| WHAT IS NEEDED |
State the number of lines in these records holding "chart". Say nothing more.

| TASK MATERIAL |
================================

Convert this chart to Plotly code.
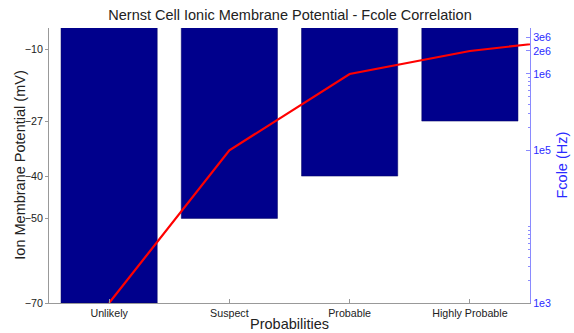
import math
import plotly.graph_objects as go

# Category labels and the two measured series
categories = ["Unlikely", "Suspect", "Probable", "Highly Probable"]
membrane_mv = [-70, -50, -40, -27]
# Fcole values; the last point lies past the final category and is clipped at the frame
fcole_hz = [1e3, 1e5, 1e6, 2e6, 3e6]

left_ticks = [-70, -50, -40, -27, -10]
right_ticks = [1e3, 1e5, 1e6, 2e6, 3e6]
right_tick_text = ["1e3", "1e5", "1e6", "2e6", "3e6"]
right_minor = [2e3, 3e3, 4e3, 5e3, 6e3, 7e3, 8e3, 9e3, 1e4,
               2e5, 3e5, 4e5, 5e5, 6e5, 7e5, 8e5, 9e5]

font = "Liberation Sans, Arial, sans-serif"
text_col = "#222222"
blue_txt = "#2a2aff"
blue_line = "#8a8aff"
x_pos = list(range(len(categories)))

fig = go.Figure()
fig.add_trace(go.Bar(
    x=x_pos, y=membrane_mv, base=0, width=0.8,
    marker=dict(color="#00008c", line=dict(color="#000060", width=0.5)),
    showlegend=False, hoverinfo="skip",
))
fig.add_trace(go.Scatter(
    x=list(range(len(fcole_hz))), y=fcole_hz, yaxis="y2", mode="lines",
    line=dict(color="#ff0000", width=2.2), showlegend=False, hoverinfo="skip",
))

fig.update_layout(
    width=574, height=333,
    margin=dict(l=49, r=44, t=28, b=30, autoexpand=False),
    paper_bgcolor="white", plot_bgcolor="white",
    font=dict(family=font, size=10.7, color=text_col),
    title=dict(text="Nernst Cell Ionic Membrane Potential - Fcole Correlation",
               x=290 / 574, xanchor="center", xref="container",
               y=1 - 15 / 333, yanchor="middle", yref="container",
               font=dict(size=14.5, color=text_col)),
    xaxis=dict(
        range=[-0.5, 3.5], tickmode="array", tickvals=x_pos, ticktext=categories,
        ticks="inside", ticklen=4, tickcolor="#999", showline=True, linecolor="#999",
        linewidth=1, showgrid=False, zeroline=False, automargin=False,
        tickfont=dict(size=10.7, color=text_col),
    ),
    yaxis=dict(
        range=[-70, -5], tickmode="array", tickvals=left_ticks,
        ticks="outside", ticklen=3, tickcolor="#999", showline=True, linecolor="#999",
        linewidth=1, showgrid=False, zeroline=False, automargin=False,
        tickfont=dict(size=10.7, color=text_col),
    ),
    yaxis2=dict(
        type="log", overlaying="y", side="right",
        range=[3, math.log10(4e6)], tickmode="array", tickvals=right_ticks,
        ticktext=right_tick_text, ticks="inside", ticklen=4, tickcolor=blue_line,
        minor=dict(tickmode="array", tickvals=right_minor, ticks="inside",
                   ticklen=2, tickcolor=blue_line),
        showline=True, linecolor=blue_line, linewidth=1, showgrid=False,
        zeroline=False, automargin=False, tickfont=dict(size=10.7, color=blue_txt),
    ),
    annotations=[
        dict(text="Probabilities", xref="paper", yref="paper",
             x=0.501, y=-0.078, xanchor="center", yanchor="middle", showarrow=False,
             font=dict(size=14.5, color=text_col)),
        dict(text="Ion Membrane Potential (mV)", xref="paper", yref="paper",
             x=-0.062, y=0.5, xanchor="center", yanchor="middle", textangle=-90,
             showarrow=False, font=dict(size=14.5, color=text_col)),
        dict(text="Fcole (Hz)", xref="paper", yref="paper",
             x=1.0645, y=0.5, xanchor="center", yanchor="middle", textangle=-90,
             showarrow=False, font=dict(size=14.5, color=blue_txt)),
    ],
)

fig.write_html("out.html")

================================

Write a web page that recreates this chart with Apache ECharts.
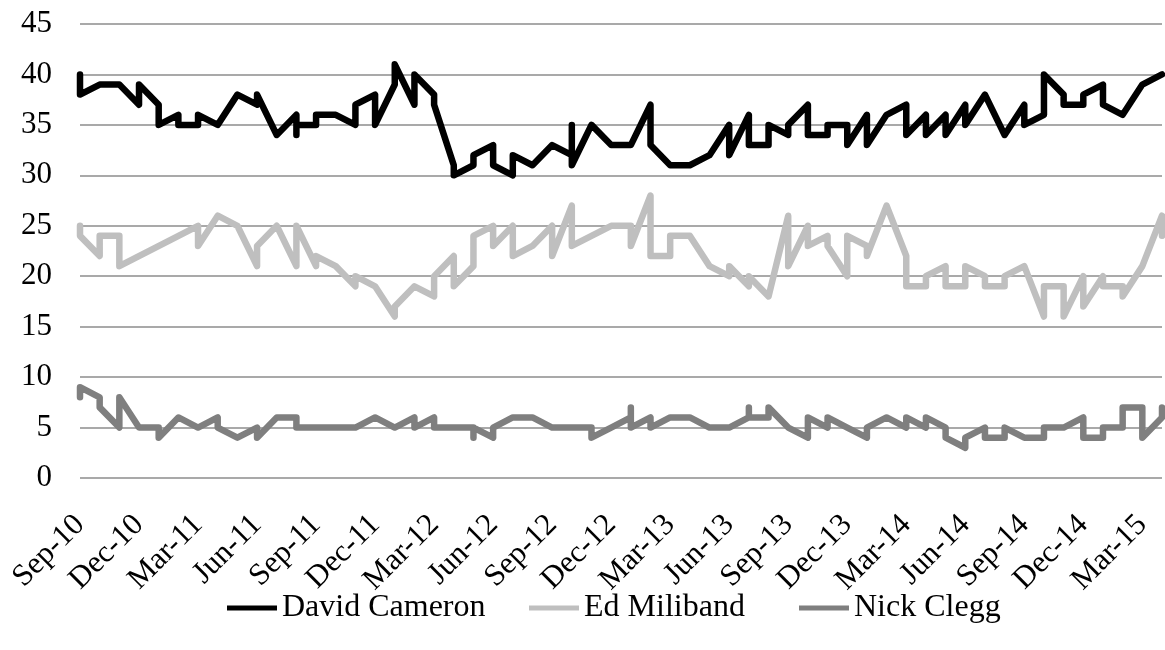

================================

| RESULT |
2